=== INFORMATION SHOWN ===
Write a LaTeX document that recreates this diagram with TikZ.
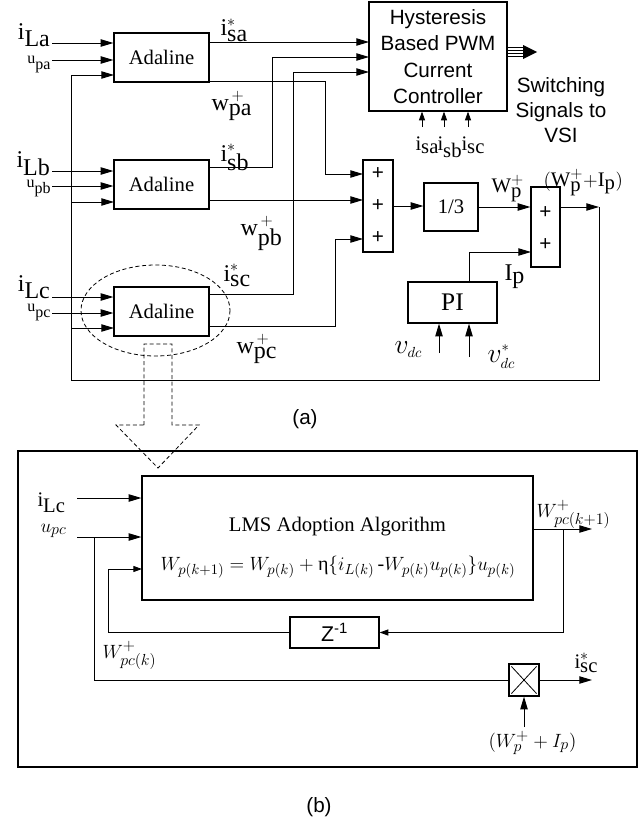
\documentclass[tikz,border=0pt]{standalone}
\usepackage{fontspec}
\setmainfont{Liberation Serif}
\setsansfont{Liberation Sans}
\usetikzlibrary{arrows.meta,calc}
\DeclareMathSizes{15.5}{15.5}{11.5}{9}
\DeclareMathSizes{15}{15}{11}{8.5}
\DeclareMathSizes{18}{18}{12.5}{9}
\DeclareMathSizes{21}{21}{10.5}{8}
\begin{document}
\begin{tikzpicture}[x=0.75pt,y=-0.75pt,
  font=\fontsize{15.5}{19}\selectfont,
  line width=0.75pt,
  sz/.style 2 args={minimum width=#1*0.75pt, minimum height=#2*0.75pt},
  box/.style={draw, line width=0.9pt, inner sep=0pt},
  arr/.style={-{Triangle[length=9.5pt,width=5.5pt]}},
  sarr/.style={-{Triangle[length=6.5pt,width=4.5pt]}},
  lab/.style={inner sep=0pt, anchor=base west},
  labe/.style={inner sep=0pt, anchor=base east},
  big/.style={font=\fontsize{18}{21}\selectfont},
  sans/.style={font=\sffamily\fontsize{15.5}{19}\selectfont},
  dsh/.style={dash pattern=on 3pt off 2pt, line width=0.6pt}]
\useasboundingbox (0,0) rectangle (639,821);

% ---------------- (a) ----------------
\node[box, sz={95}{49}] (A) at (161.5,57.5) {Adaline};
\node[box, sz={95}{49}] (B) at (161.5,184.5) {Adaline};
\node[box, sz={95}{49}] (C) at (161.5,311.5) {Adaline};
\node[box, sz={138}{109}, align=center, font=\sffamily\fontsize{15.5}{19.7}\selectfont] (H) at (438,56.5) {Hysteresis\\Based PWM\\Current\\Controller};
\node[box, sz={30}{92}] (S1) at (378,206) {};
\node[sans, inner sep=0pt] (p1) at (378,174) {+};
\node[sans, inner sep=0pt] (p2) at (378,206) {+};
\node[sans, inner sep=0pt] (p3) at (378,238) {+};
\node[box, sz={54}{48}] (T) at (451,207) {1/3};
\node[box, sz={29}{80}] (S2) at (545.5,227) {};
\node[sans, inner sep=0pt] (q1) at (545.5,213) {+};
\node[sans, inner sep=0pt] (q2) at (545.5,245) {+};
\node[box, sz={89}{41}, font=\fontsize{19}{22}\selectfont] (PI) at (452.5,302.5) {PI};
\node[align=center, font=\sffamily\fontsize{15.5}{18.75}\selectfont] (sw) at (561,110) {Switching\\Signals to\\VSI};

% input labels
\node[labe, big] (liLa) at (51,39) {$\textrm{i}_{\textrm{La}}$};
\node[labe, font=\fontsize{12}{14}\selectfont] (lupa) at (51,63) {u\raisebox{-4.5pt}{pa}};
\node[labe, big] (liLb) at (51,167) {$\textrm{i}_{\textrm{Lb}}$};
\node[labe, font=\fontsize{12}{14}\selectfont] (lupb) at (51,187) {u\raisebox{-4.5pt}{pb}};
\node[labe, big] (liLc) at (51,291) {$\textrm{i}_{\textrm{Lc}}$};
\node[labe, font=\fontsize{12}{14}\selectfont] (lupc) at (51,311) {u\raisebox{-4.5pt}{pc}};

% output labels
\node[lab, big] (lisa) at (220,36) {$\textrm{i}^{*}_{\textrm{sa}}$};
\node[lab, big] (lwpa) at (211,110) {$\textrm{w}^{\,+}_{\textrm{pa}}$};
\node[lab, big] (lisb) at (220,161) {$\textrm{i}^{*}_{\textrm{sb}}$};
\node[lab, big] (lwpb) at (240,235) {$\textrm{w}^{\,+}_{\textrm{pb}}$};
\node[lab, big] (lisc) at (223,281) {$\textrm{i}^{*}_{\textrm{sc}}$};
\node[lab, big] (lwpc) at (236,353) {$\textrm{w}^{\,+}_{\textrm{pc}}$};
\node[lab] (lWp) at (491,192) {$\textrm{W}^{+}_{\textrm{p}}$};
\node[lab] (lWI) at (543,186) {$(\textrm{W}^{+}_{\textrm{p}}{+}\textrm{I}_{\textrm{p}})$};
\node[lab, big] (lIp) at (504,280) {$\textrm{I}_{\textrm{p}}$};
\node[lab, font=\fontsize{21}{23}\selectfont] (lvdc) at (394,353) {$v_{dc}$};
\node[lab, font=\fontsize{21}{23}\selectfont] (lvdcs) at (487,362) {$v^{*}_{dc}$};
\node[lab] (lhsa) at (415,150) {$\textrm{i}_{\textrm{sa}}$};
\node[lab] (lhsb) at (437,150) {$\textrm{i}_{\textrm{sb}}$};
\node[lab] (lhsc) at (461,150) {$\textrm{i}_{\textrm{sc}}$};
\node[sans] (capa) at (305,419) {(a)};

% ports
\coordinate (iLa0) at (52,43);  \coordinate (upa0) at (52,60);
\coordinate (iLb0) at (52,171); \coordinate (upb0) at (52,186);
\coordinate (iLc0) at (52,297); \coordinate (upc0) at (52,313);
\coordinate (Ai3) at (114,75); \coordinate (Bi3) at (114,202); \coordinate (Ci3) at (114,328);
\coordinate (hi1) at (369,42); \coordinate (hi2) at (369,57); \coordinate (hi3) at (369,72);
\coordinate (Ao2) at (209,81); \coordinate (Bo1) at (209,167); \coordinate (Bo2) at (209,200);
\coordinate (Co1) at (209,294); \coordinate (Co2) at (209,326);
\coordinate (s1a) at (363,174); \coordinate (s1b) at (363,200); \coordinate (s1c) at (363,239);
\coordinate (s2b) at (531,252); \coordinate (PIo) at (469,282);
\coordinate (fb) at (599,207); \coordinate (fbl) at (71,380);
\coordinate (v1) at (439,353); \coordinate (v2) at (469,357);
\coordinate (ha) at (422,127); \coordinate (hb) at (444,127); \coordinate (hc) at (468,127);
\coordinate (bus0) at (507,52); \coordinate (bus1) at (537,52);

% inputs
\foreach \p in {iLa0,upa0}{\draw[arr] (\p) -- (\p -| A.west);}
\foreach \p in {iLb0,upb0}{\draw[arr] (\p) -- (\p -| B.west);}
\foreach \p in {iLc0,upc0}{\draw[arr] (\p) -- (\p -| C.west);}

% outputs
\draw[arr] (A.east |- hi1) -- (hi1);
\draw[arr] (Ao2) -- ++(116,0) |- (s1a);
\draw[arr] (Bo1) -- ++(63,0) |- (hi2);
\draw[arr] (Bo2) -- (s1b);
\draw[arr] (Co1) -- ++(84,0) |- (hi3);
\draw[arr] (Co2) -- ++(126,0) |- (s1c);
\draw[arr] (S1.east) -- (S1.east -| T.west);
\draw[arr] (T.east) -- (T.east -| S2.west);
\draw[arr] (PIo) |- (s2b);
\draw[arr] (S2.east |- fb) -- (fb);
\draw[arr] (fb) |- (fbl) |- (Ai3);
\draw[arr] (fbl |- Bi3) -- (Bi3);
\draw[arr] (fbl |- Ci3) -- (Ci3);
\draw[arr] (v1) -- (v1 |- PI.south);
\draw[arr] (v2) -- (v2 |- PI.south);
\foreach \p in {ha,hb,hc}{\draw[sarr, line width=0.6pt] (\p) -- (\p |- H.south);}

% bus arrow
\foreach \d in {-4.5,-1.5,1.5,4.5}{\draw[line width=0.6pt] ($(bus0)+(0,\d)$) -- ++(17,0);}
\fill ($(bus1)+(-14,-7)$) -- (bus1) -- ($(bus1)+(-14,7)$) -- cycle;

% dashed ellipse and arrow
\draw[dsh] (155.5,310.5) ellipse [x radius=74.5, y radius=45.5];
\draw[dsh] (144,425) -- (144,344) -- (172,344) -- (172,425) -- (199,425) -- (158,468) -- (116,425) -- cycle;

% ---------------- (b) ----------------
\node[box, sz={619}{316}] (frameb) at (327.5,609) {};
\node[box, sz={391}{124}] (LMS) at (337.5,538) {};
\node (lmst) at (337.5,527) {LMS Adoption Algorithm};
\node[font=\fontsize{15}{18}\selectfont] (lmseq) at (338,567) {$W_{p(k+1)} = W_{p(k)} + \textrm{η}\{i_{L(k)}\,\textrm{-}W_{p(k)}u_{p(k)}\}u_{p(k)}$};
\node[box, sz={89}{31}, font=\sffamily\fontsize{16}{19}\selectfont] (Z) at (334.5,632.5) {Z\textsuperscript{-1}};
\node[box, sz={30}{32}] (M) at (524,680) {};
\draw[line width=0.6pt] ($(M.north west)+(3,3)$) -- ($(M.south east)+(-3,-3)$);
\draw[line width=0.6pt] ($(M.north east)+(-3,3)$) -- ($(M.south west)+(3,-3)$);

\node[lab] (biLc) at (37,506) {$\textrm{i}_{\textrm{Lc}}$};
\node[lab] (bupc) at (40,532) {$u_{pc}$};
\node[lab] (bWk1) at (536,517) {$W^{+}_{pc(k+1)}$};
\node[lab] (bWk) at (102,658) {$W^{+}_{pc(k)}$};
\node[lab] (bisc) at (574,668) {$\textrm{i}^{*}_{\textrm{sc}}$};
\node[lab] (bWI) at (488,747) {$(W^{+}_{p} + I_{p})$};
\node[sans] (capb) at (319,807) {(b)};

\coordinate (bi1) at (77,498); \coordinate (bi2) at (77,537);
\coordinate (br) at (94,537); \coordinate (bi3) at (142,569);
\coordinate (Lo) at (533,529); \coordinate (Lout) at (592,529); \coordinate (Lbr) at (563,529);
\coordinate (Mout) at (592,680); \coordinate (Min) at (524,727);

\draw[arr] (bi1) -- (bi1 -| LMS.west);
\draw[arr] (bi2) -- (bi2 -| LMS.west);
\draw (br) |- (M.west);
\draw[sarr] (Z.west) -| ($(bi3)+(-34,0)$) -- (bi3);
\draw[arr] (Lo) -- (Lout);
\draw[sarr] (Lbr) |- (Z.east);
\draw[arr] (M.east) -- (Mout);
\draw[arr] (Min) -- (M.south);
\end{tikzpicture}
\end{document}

=== REQUIRED TASK ===
Write down every line from the opening of the listing to the line with "(0,0) rectangle (639,821);", both included, and nothing else; the pictures are omitted.

=== RESULT OF THE TASK ===
Write a LaTeX document that recreates this diagram with TikZ.
\documentclass[tikz,border=0pt]{standalone}
\usepackage{fontspec}
\setmainfont{Liberation Serif}
\setsansfont{Liberation Sans}
\usetikzlibrary{arrows.meta,calc}
\DeclareMathSizes{15.5}{15.5}{11.5}{9}
\DeclareMathSizes{15}{15}{11}{8.5}
\DeclareMathSizes{18}{18}{12.5}{9}
\DeclareMathSizes{21}{21}{10.5}{8}
\begin{document}
\begin{tikzpicture}[x=0.75pt,y=-0.75pt,
  font=\fontsize{15.5}{19}\selectfont,
  line width=0.75pt,
  sz/.style 2 args={minimum width=#1*0.75pt, minimum height=#2*0.75pt},
  box/.style={draw, line width=0.9pt, inner sep=0pt},
  arr/.style={-{Triangle[length=9.5pt,width=5.5pt]}},
  sarr/.style={-{Triangle[length=6.5pt,width=4.5pt]}},
  lab/.style={inner sep=0pt, anchor=base west},
  labe/.style={inner sep=0pt, anchor=base east},
  big/.style={font=\fontsize{18}{21}\selectfont},
  sans/.style={font=\sffamily\fontsize{15.5}{19}\selectfont},
  dsh/.style={dash pattern=on 3pt off 2pt, line width=0.6pt}]
\useasboundingbox (0,0) rectangle (639,821);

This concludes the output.